Recuerdo un viejo disco, de los de pasta, titulado Rhapsody in Blue, de un tal George Gershwin. Me gustó el título, fascinado como estoy con el color azul desde que tengo uso de memoria. Coloqué el disco en el plato y escuché con bastante desinterés una música que me resultó entonces un tanto cuadrada. Entre el jazz y lo clásico. No muy blue que digamos. Intenté ver el color en las notas pero era bastante difícil. Un trazo aquí o allá. Y un rítmico “scratch” que entonces me gustaba por impertinente, ahora tan usado que no da gracia.
El caso es que el título de ese trabajo musical siempre me gustó. Sin embargo el sonido me pareció demasiado limpio. El sucio, el polvo en contacto con la aguja, no eran parte de la orquestación, pero era lo más que apreciaba. Luego supe que Gershwin frecuentaba las fiestas organizadas por Elsa Maxwell. Si no saben quien es ella pues les diré que tenía una amante que era, a su vez, amante del duque de Alba. Y que años más tarde trató de seducir a Maria Callas sin éxito y terminó presentándole a Onassis. Divertida, Elsa. En resumen, ella sabía organizar ágapes. En uno de ellos, decía, Gershwin tocó hasta la madrugada mientras los invitados bebían champagne directamente de la ubre de una vaca mecánica. Eso fue en los años locos luego de la Primera Guerra Mundial. En aquel entonces vendían aviones color naranja a las mujeres morenas, porque se veían regias en aquella combinación cromática.

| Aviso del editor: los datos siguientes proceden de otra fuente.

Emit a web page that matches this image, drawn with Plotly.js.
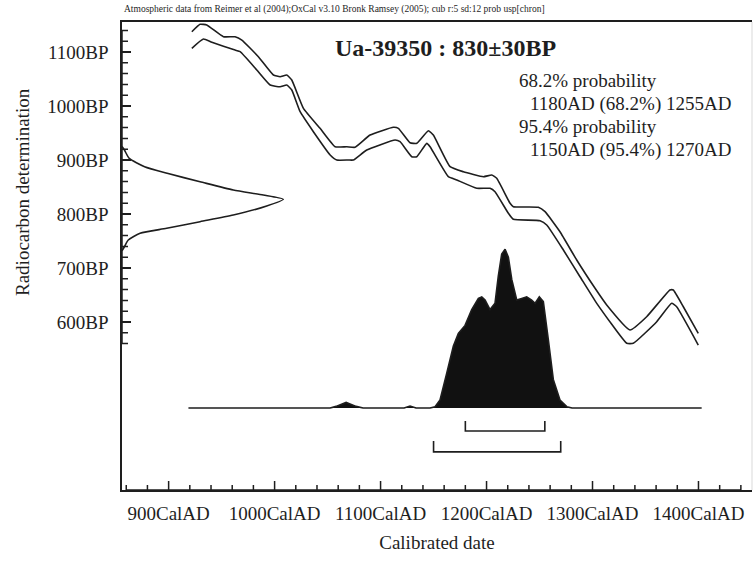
<!DOCTYPE html>
<html>
<head>
<meta charset="utf-8">
<script src="https://cdn.plot.ly/plotly-3.0.1.min.js"></script>
<style>html,body{margin:0;padding:0;background:#fff;}#chart{width:755px;height:562px;}</style>
</head>
<body>
<div id="chart"></div>
<script>
// ---- Calibration curve (IntCal04 band, upper and lower 1-sigma lines) ----
const calUpperYear = [921.9, 929.7, 936, 951.7, 962.7, 969.1, 984.7, 998.9, 1005.2, 1011.5, 1016.2, 1027.2, 1042.9, 1057.1, 1068.1, 1075.9, 1090.1, 1112.1, 1116.8, 1127.8, 1134.2, 1145.1, 1149.8, 1165.6, 1178.1, 1197, 1204.9, 1209.6, 1222.2, 1225.3, 1248.9, 1255.2, 1269.3, 1285.1, 1302.4, 1313.4, 1335.4, 1351.1, 1373.1, 1376.2, 1385.7, 1399.8];
const calUpperBP   = [1137.6, 1151.3, 1150, 1128.3, 1128.3, 1122.2, 1091.3, 1057.4, 1054.3, 1057.4, 1048.1, 995.7, 958.7, 924.6, 924.6, 923.5, 946.3, 960.6, 958.7, 932, 930.9, 954.3, 946.3, 887.6, 878.3, 869.1, 872.2, 866.1, 819.8, 813.5, 812.4, 804.3, 767.2, 714.8, 662.4, 631.5, 585.2, 609.8, 659.3, 659.3, 628.3, 579.1];
const calLowerYear = [921.9, 932.8, 940.8, 962.7, 967.5, 983.2, 995.8, 1005.2, 1011.5, 1016.2, 1024.1, 1036.6, 1052.4, 1058.7, 1069.6, 1074.3, 1087, 1113.7, 1118.4, 1129.4, 1134.2, 1143.6, 1146.7, 1164, 1171.9, 1190.8, 1203.3, 1208, 1220.6, 1225.3, 1250.5, 1256.8, 1272.5, 1288.2, 1304, 1332.3, 1338.5, 1360.6, 1374.7, 1379.4, 1399.8];
const calLowerBP   = [1106.9, 1124.1, 1118, 1103.7, 1100.6, 1066.7, 1038.9, 1035.7, 1038.9, 1029.6, 989.4, 952.4, 909.3, 900, 900, 900, 918.5, 937, 933.9, 906.1, 906.1, 930.9, 924.6, 869.1, 863, 847.6, 847.6, 841.3, 801.3, 790.2, 787.6, 779.6, 733.3, 683.9, 634.6, 560.6, 560.6, 600.6, 634.6, 628.3, 557.4];

// ---- Radiocarbon measurement 830±30 BP (relative probability) ----
const measBP   = [925, 918.5, 903, 887.6, 875.4, 859.8, 844.4, 835.2, 827.2, 814.8, 798.1, 785.8, 773.5, 764.3, 751.9, 739.4, 732];
const measProb = [0.0, 0.015, 0.045, 0.14, 0.28, 0.484, 0.69, 0.876, 1.0, 0.897, 0.69, 0.484, 0.277, 0.112, 0.039, 0.015, 0.0];

// ---- Calibrated date distribution (relative probability) ----
const postYear = [918.7, 1052.4, 1058, 1067.5, 1076.9, 1083.5, 1122.2, 1127.8, 1133.5, 1146.7, 1151.4, 1156.1, 1162.5, 1168.7, 1173.4, 1179.7, 1186, 1192.3, 1195.5, 1198.6, 1203.3, 1208, 1211.1, 1214.3, 1217.5, 1220.6, 1223.8, 1228.5, 1233.2, 1237.9, 1242.6, 1245.8, 1249.8, 1253.6, 1258.3, 1263, 1269.3, 1275.7, 1280.7, 1403];
const postProb = [0, 0, 0.01, 0.035, 0.01, 0, 0, 0.012, 0, 0, 0.008, 0.05, 0.22, 0.39, 0.47, 0.52, 0.62, 0.69, 0.70, 0.68, 0.62, 0.66, 0.83, 0.97, 1.0, 0.95, 0.81, 0.68, 0.69, 0.70, 0.68, 0.66, 0.70, 0.67, 0.43, 0.18, 0.05, 0.008, 0, 0];

// ---- Ranges ----
const range68 = [1180, 1255];
const range95 = [1150, 1270];

// ---- Ticks ----
const xTickVals = [900, 1000, 1100, 1200, 1300, 1400];
const xTickText = ['900CalAD', '1000CalAD', '1100CalAD', '1200CalAD', '1300CalAD', '1400CalAD'];
const xMinorVals = [];
for (let v = 860; v <= 1440; v += 20) xMinorVals.push(v);
const yTickVals = [600, 700, 800, 900, 1000, 1100];
const yTickText = ['600BP', '700BP', '800BP', '900BP', '1000BP', '1100BP'];
const yMinorVals = [];
for (let v = 560; v <= 1140; v += 20) yMinorVals.push(v);

const INK = '#1e1e1e';
const FONT = 'Liberation Serif, Times New Roman, serif';
const XR = [856, 1450.5];
const YR = [288.9, 1155.6];
const PLOT_W = 630, PLOT_H = 468;

// inside tick marks as a continuous comb along each axis (pixel-unit helper axes give the length)
const xtX = [], xtY = [];
xMinorVals.forEach(v => { const len = xTickVals.indexOf(v) >= 0 ? 9 : 5; xtX.push(v, v, v); xtY.push(0, len, 0); });
const ytX = [], ytY = [];
yMinorVals.forEach(v => { const len = yTickVals.indexOf(v) >= 0 ? 9 : 6; ytX.push(0, len, 0); ytY.push(v, v, v); });

const traces = [
  {x: calUpperYear, y: calUpperBP, mode: 'lines', line: {color: INK, width: 1.6, shape: 'spline', smoothing: 0.4}, hoverinfo: 'skip'},
  {x: calLowerYear, y: calLowerBP, mode: 'lines', line: {color: INK, width: 1.6, shape: 'spline', smoothing: 0.4}, hoverinfo: 'skip'},
  {x: measProb, y: measBP, xaxis: 'x3', yaxis: 'y', mode: 'lines', line: {color: INK, width: 1.6, shape: 'spline', smoothing: 0.6}, hoverinfo: 'skip'},
  {x: postYear, y: postProb, xaxis: 'x', yaxis: 'y2', mode: 'lines', fill: 'tozeroy', fillcolor: '#111', line: {color: INK, width: 1.6}, hoverinfo: 'skip'},
  {x: [range68[0], range68[0], range68[1], range68[1]], y: [-0.082, -0.145, -0.145, -0.082], xaxis: 'x', yaxis: 'y2', mode: 'lines', line: {color: INK, width: 1.6}, hoverinfo: 'skip'},
  {x: [range95[0], range95[0], range95[1], range95[1]], y: [-0.208, -0.277, -0.277, -0.208], xaxis: 'x', yaxis: 'y2', mode: 'lines', line: {color: INK, width: 1.6}, hoverinfo: 'skip'},
  {x: xtX, y: xtY, xaxis: 'x', yaxis: 'y5', mode: 'lines', line: {color: INK, width: 1.5}, hoverinfo: 'skip'},
  {x: ytX, y: ytY, xaxis: 'x6', yaxis: 'y', mode: 'lines', line: {color: INK, width: 1.5}, hoverinfo: 'skip'}
];

const layout = {
  width: 755, height: 562,
  margin: {l: 122, r: 3, t: 22, b: 72},
  paper_bgcolor: '#ffffff', plot_bgcolor: '#ffffff',
  showlegend: false,
  font: {family: FONT, color: INK, size: 19},
  xaxis: {
    range: XR, showgrid: false, zeroline: false,
    showline: true, linecolor: INK, linewidth: 1.6, mirror: true,
    ticks: 'inside', ticklen: 9, tickwidth: 1.5, tickcolor: INK,
    tickmode: 'array', tickvals: xTickVals, ticktext: xTickText,
    tickfont: {family: FONT, size: 19, color: INK},
    ticklabelstandoff: 6,
    title: {text: 'Calibrated date', font: {family: FONT, size: 19, color: INK}, standoff: 12}
  },
  yaxis: {
    range: YR, showgrid: false, zeroline: false,
    showline: true, linecolor: INK, linewidth: 1.6,
    ticks: 'inside', ticklen: 9, tickwidth: 1.5, tickcolor: INK,
    tickmode: 'array', tickvals: yTickVals, ticktext: yTickText,
    tickfont: {family: FONT, size: 19, color: INK},
    ticklabelstandoff: 8
  },
  yaxis2: {overlaying: 'y', range: [-0.517, 2.432], visible: false, fixedrange: true},
  xaxis3: {overlaying: 'x', range: [0, 3.906], visible: false, fixedrange: true},
  yaxis5: {overlaying: 'y', range: [0, PLOT_H], visible: false, fixedrange: true},
  xaxis6: {overlaying: 'x', range: [0, PLOT_W], visible: false, fixedrange: true},
  shapes: [
    {type: 'line', xref: 'paper', yref: 'paper', x0: 1, x1: 1, y0: 0, y1: 1, line: {color: '#d9d9d9', width: 1}}
  ],
  annotations: [
    {xref: 'paper', yref: 'paper', x: 0, y: 1, yshift: 13, xanchor: 'left', yanchor: 'middle', showarrow: false,
     text: 'Atmospheric data from Reimer et al (2004);OxCal v3.10 Bronk Ramsey (2005); cub r:5 sd:12 prob usp[chron]',
     font: {family: FONT, size: 9.5, color: INK}},
    {xref: 'paper', yref: 'paper', x: -100 / 630, y: 1 - (192 - 22) / 468, xanchor: 'center', yanchor: 'middle', showarrow: false,
     textangle: -90, text: 'Radiocarbon determination', font: {family: FONT, size: 19, color: INK}},
    {xref: 'paper', yref: 'paper', x: (333 - 122) / 630, y: 1 - (48 - 22) / 468, xanchor: 'left', yanchor: 'middle', showarrow: false,
     text: '<b>Ua-39350 : 830±30BP</b>', font: {family: FONT, size: 24, color: INK}},
    {xref: 'paper', yref: 'paper', x: (517 - 122) / 630, y: 1 - (80 - 22) / 468, xanchor: 'left', yanchor: 'middle', showarrow: false,
     text: '68.2% probability', font: {family: FONT, size: 19, color: INK}},
    {xref: 'paper', yref: 'paper', x: (528 - 122) / 630, y: 1 - (104 - 22) / 468, xanchor: 'left', yanchor: 'middle', showarrow: false,
     text: '1180AD (68.2%) 1255AD', font: {family: FONT, size: 19, color: INK}},
    {xref: 'paper', yref: 'paper', x: (517 - 122) / 630, y: 1 - (127 - 22) / 468, xanchor: 'left', yanchor: 'middle', showarrow: false,
     text: '95.4% probability', font: {family: FONT, size: 19, color: INK}},
    {xref: 'paper', yref: 'paper', x: (528 - 122) / 630, y: 1 - (150 - 22) / 468, xanchor: 'left', yanchor: 'middle', showarrow: false,
     text: '1150AD (95.4%) 1270AD', font: {family: FONT, size: 19, color: INK}}
  ]
};

Plotly.newPlot('chart', traces, layout, {staticPlot: true, displayModeBar: false});
</script>
</body>
</html>
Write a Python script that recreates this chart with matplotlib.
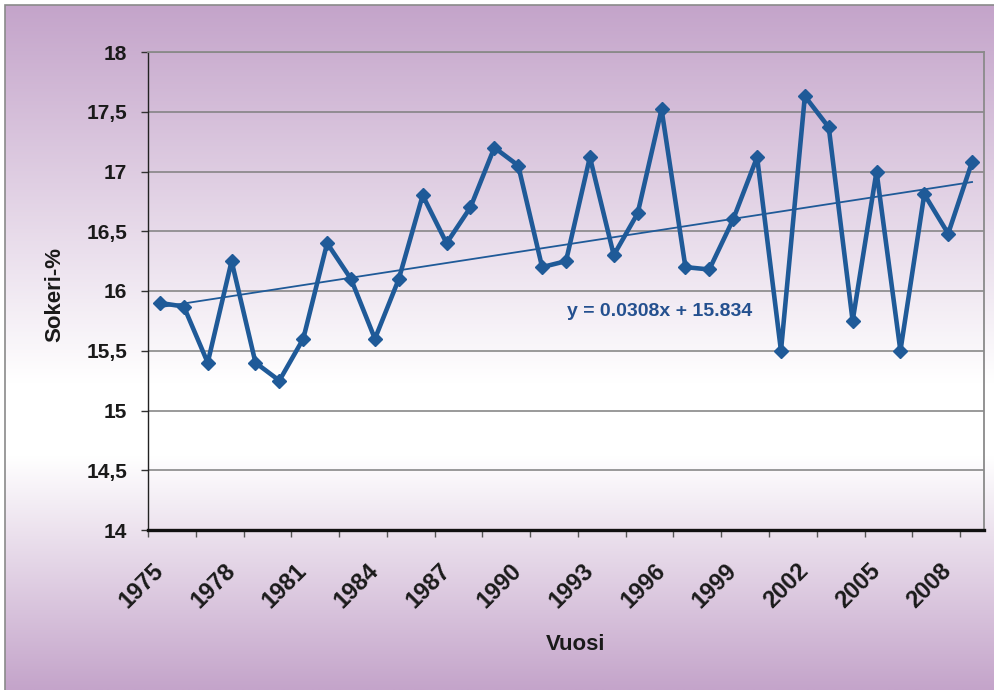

Vuelvo, entonces, a escuchar Rhapsody in Blue. Me gusta ahora porque puedo escuchar el recuerdo. Y no puedo dejar de pensar en una vaca mecánica. No es una vaca cualquiera. Y como no hay discos, ni de pasta, ni de nada, sólo el sonido fluyendo de otro gadget en el que no hay friccion, mi mente recupera el “scratch”, el sucio rítmico, que convertía aquella pieza tan cuadrada en jazz.